Going into the ninth round, Morales had a sizable lead on all three judges’ scorecards. But with 10 seconds left in the round, there was confusion in Morales’ corner. Thinking the round was over, one of his handlers stepped onto the ring apron.

That resulted in an automatic disqualification of Morales, which sparked a near riot.


“Everybody was against us, the referees, the judges, fans,” said Velardez after the fight.

“They cheated so much, they cheated themselves out of victory.”

Erik Morales says he understands why his brother was disqualified. He says he can even understand why Velardez made those remarks afterward. What is bothering him, he says, is that Velardez refused to shake hands with those who tried to congratulate him.

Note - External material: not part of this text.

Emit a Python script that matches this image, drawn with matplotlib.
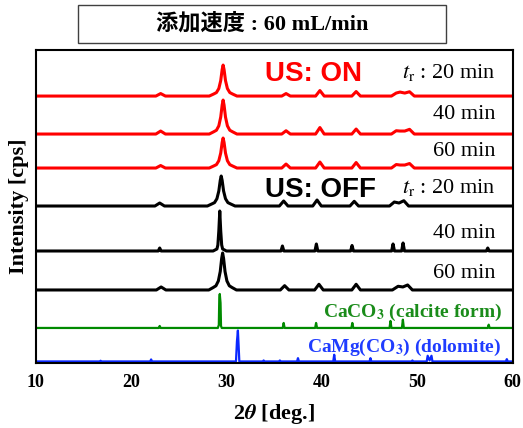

Told of Morales’ point of contention this week, Velardez, who was born and raised in San Bernardino and doesn’t speak Spanish, shrugged his shoulders.


“I have no idea what he is talking about,” Velardez said. “The people who came up to me were sneezing and coughing. I thought they might have had the flu and I didn’t want to touch them. But I never showed any disrespect.”

Velardez would get tremendous respect if he could upset Morales. At 24-4-1 with six knockouts, Velardez, who goes by the nickname “Bobby Boy,” is ranked only 16th by the WBC, fifth by the International Boxing Federation among junior-featherweights.

For Morales (42-1, 31), ranked among the elite featherweights, this figures to be a respite before a possible third fight with Barrera in the fall. Morales and Barrera have split, each having won a controversial decision.

Morales’ last four opponents have been Espadas, Chi, Barrera and Ayala. From Velardez, Morales figures to get an easier fight.


And maybe even a handshake when it’s over.

As long as his nose isn’t running.

Second Chances

A week ago, James Toney was a washed-up fighter. And Dan Goossen was a has-been promoter.


One stirring victory over Vassiliy Jirov later, Toney and Goossen are back in demand.

Toney’s victory by decision last Saturday not only gave him the IBF cruiserweight title, but entry into the heavyweight picture.

For Goossen, who grew up in the San Fernando Valley, founded Ten Goose Boxing, worked for promoter Bob Arum and then co-founded the America Presents boxing organization, the win boosted his new company, Goossen Tutor Promotions, into prominence.

Where does Toney go from here?


Goossen wants to match Tony against IBF heavyweight champion Chris Byrd with the heavyweight and cruiserweight titles on the line. That fight, probably in the fall, would be in Detroit since both fighters are from Michigan.

In the meantime, it appears Roy Jones will defend his World Boxing Assn. heavyweight crown against Evander Holyfield.

The winners, under this plan, would then meet in a heavyweight unification fight.




Saturday’s Title Fights

Championship fights on Saturday’s boxing card at Mandalay Bay in Las Vegas (Television: pay per view):

* EDUARDO MARQUEZ (11-5, 2 KO), Nicaragua, vs. IVAN CALDERON (15-0), Puerto Rico, 12 rounds, for Marquez’s WBO strawweight title.


* JORGE ARCE (33-3, 1 KO), Mexico, vs. MELCHOR COB-CASTRO (67-8, 4 KO), Mexico, 12 rounds, for Arce’s WBC light-flyweight title.

* ERIK MORALES (42-1, 31 KO) , Mexico, vs. FERNANDO VELARDEZ (24-4, 6 KO), San Bernardino, 12 rounds, for Morales’ WBC featherweight title.

* OSCAR DE LA HOYA (35-2-0, 28 KO), East Los Angeles, vs. YORY BOY CAMPAS (80-5, 68 KO), Mexico, 12 rounds, for De La Hoya’s world super-welterweight title.